Marvin and other Trekkers: Everyone knows that Kirk was married only
   once. The episode was entitled "The Paradise Syndrone" and his wife
   was the indian woman Mirrimani (sp?). As for Spock, I agree with 
   Roy (msg 404). Look up that and msg 388.
 
Phil: That's very interesting about the written sources not being
   officially sanctioned by the ST crew. I had thought otherwise.

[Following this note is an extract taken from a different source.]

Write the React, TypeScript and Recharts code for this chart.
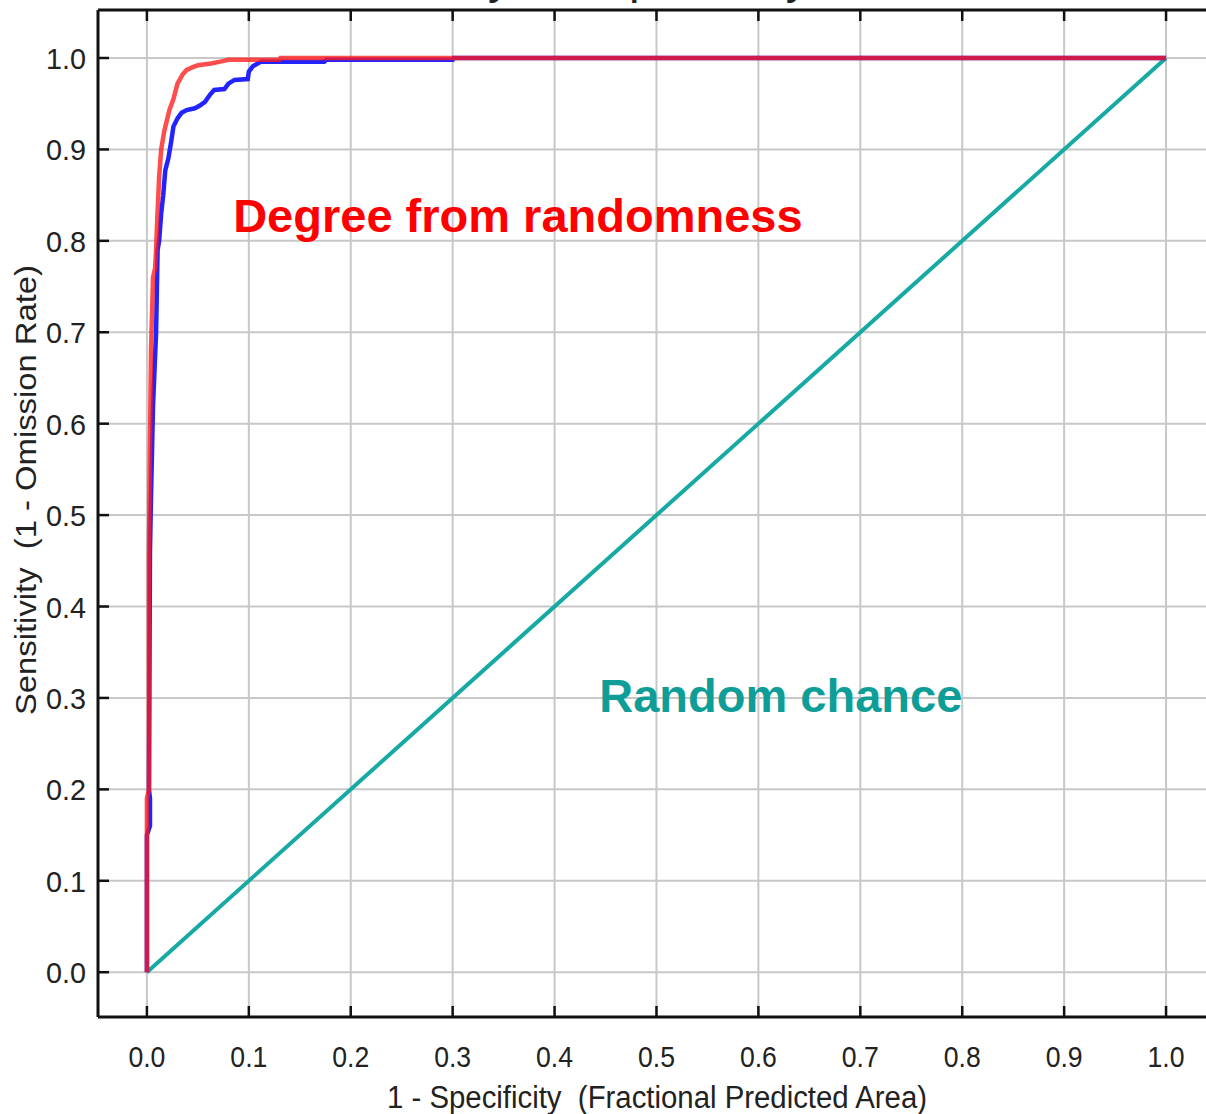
import React from 'react';
import { LineChart, Line, XAxis, YAxis, CartesianGrid, ReferenceLine, ReferenceDot } from 'recharts';

// training curve (red)
const trainX = [0, 0, 0.002, 0.002, 0.003, 0.004, 0.006, 0.008, 0.009, 0.01, 0.012, 0.014, 0.017, 0.022, 0.026, 0.03, 0.035, 0.039, 0.045, 0.05, 0.063, 0.072, 0.08, 0.086, 0.13, 0.131, 1.0];
const trainY = [0, 0.19, 0.2, 0.46, 0.58, 0.68, 0.76, 0.77, 0.79, 0.82, 0.87, 0.9, 0.92, 0.943, 0.955, 0.972, 0.982, 0.987, 0.99, 0.992, 0.994, 0.996, 0.998, 0.998, 0.998, 1.0, 1.0];

// test curve (blue)
const testX = [0, 0, 0.003, 0.003, 0.002, 0.003, 0.004, 0.006, 0.009, 0.0105, 0.012, 0.014, 0.016, 0.018, 0.021, 0.024, 0.026, 0.03, 0.034, 0.039, 0.047, 0.052, 0.057, 0.062, 0.066, 0.076, 0.08, 0.086, 0.099, 0.1, 0.104, 0.112, 0.174, 0.176, 0.3, 0.301, 1.0];
const testY = [0, 0.15, 0.16, 0.19, 0.2, 0.46, 0.52, 0.62, 0.7, 0.79, 0.8, 0.83, 0.85, 0.877, 0.89, 0.91, 0.925, 0.934, 0.94, 0.943, 0.945, 0.948, 0.952, 0.96, 0.965, 0.966, 0.972, 0.976, 0.977, 0.985, 0.991, 0.996, 0.996, 0.998, 0.998, 1.0, 1.0];

// random prediction
const randX = [0, 1];
const randY = [0, 1];

const ticks = [0, 0.1, 0.2, 0.3, 0.4, 0.5, 0.6, 0.7, 0.8, 0.9, 1.0];

const toRows = (xs: number[], ys: number[]) => xs.map((x, i) => ({ x, y: ys[i] }));
const trainData = toRows(trainX, trainY);
const testData = toRows(testX, testY);
const randData = toRows(randX, randY);

const FONT = '"Liberation Sans", Arial, sans-serif';
const PLOT_TOP = 10;

const XTick = (props: any) => {
  const { x, y, payload } = props;
  return (
    <g>
      <line x1={x} x2={x} y1={y} y2={y - 11} stroke="#111" strokeWidth={2.5} />
      <line x1={x} x2={x} y1={PLOT_TOP} y2={PLOT_TOP + 11} stroke="#111" strokeWidth={2.5} />
      <text x={x} y={y + 50} textAnchor="middle" fontFamily={FONT} fontSize={30} fill="#222" textLength={37} lengthAdjust="spacingAndGlyphs">
        {payload.value.toFixed(1)}
      </text>
    </g>
  );
};

const YTick = (props: any) => {
  const { x, y, payload } = props;
  return (
    <g>
      <line x1={x} x2={x + 11} y1={y} y2={y} stroke="#111" strokeWidth={2.5} />
      <text x={x - 12} y={y + 11} textAnchor="end" fontFamily={FONT} fontSize={30} fill="#222" textLength={40} lengthAdjust="spacingAndGlyphs">
        {payload.value.toFixed(1)}
      </text>
    </g>
  );
};

export default function App() {
  return (
    <div style={{ position: 'absolute', left: 0, top: 0, width: 1206, height: 1114, overflow: 'hidden', background: '#fff' }}>
      <LineChart width={1230} height={1114} margin={{ top: PLOT_TOP, right: 13, bottom: 0, left: 0 }}>
        <CartesianGrid stroke="#c8c8c8" strokeWidth={2} />
        <XAxis
          type="number"
          dataKey="x"
          domain={[-0.048, 1.05]}
          ticks={ticks}
          allowDataOverflow
          height={97}
          tickSize={0}
          tickMargin={0}
          tickLine={false}
          tick={<XTick />}
          axisLine={{ stroke: '#111', strokeWidth: 3 }}
          label={{
            content: () => (
              <text x={657} y={1108} textAnchor="middle" fontFamily={FONT} fontSize={31} fill="#222" textLength={540} lengthAdjust="spacingAndGlyphs" style={{ whiteSpace: 'pre' }}>
                {'1 - Specificity  (Fractional Predicted Area)'}
              </text>
            ),
          }}
        />
        <YAxis
          type="number"
          dataKey="y"
          domain={[-0.049, 1.0525]}
          ticks={ticks}
          allowDataOverflow
          width={98}
          tickSize={0}
          tickMargin={0}
          tickLine={false}
          tick={<YTick />}
          axisLine={{ stroke: '#111', strokeWidth: 3 }}
          label={{
            content: () => (
              <text x={36} y={490} transform="rotate(-90 36 490)" textAnchor="middle" fontFamily={FONT} fontSize={30} fill="#222" textLength={450} lengthAdjust="spacingAndGlyphs" style={{ whiteSpace: 'pre' }}>
                {'Sensitivity  (1 - Omission Rate)'}
              </text>
            ),
          }}
        />
        <ReferenceLine
          y={1.0525}
          stroke="#111"
          strokeWidth={3}
          label={{
            content: () => (
              <text x={300} y={-7} fontFamily={FONT} fontSize={47} fill="#222">
                Sensitivity vs. Specificity
              </text>
            ),
          }}
        />
        <Line data={randData} dataKey="y" type="linear" stroke="#17a9a3" strokeWidth={4} dot={false} isAnimationActive={false} />
        <Line data={testData} dataKey="y" type="linear" stroke="#2323ff" strokeWidth={4.5} dot={false} isAnimationActive={false} />
        <Line data={trainData} dataKey="y" type="linear" stroke="#ff1a1a" strokeOpacity={0.78} strokeWidth={4.5} dot={false} isAnimationActive={false} />
        <ReferenceDot
          x={0.364}
          y={0.828}
          r={0}
          stroke="none"
          label={{ value: 'Degree from randomness', position: 'center', fill: '#ff0000', fontSize: 47, fontWeight: 'bold', fontFamily: FONT }}
        />
        <ReferenceDot
          x={0.622}
          y={0.303}
          r={0}
          stroke="none"
          label={{ value: 'Random chance', position: 'center', fill: '#0f9e97', fontSize: 47, fontWeight: 'bold', fontFamily: FONT }}
        />
      </LineChart>
    </div>
  );
}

   What is to prevent someone from distorting the story all out of
   proportion, once getting permission to write it??
 
Roy: Hi, you have a very good point about Spock. Even when he was 
   officially married to T'Pring, he was not interested in her
   (granted, he had just 'killed' his captain to get her). One
   wonders, though, what Amanda (Spock's mother) did in the seven
   year intervals... bet she was plenty bored.
 
                           >>KAT<<

# 427
>From : ROY GREEN    To : KATHERINE AND DAVE
Subject : AMANDA AND CAT HAIR    Date : Fri. 08/20/82 21:34
KAT,  IF AMANDA WAS ANYTHING LIKE MY EX-FIANCE, THEN SHE COULD
GO 14 YEARS WITHOUT BLINKING AN EYE. (WHICH IS WHY MY EX-FIANCE IS EX-)
MAYBE HER HUSBAND WAS A VULCAN VERSION OF A SUGAR DADDY?
  
   [non-Trek-related comments deleted here.